Rama was eventually removed from Duterte's narco-list in 2019, with his name absent from the list released on March 14. He thanked his supporters, while allies Raymond Garcia and Joel Garganera blamed his initial inclusion on the supposed influence of the opposition Liberal Party (LP) over the agencies behind the list.

===Cebu Port Authority dispute===
On July 15, 2015, during Rama's second term as mayor, the Cebu Port Authority (CPA) sued for a permanent injunction asking the Regional Trial Court (RTC) Branch 10 in Cebu City to stop the city government from exercising control over the Compañía Marítima Building, a historical landmark in an area that the city wanted to include in its development of the Carbon Public Market. The RTC granted the CPA's injunction in December 2022, during Rama's third mayoral term.

The CPA later constructed a perimeter fence around port premises as part of its port expansion project. On February 2, 2023, the city, through its Office of the Building Official (OBO), issued 15 notices of violations to the CPA over the construction work on port buildings without city permits. In August 2023, the RTC upheld its 2022 injunction in favor of the CPA, affirming the port authority's ownership and territorial jurisdiction over the Compania Maritima building and the port premises.

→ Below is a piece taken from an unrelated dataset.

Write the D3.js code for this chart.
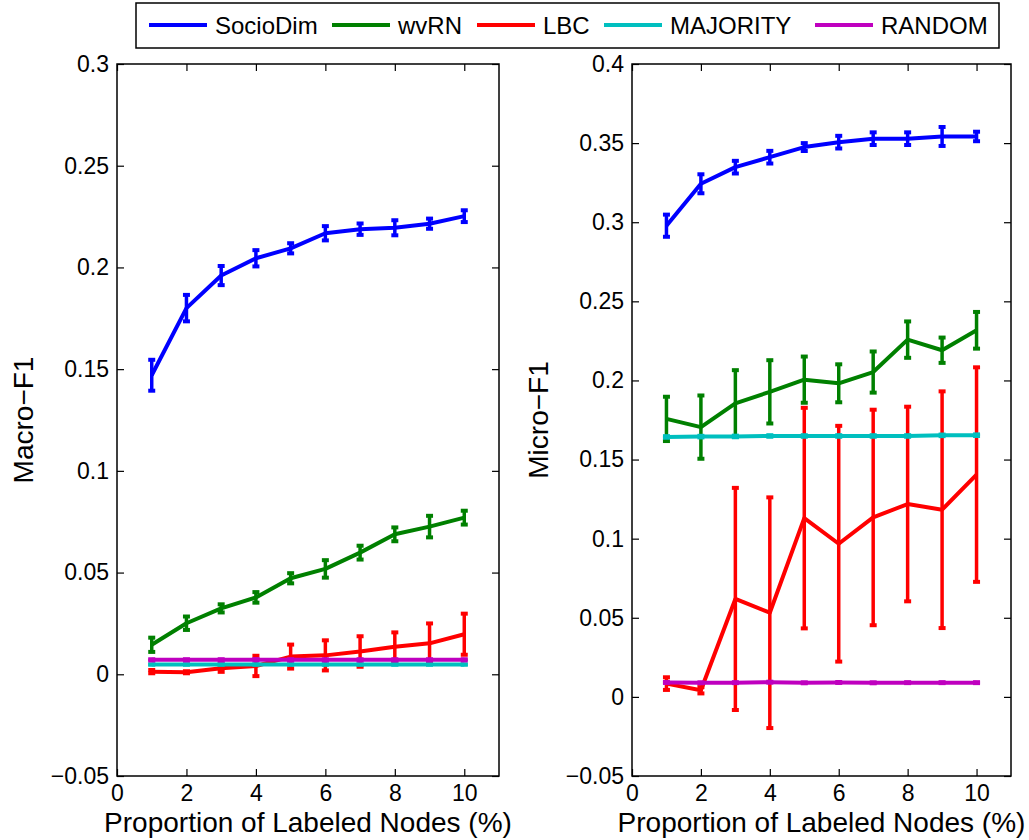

Rama ordered city officials to stop the port construction on March 8, 2024. The CPA refused to comply, citing its jurisdiction over the port area as an agency of the national government and the court's injunction in its favor. On March 18, the OBO filed criminal cases against the CPA before the Ombudsman, alleging 18 counts of illegal construction, as well as several other administrative charges.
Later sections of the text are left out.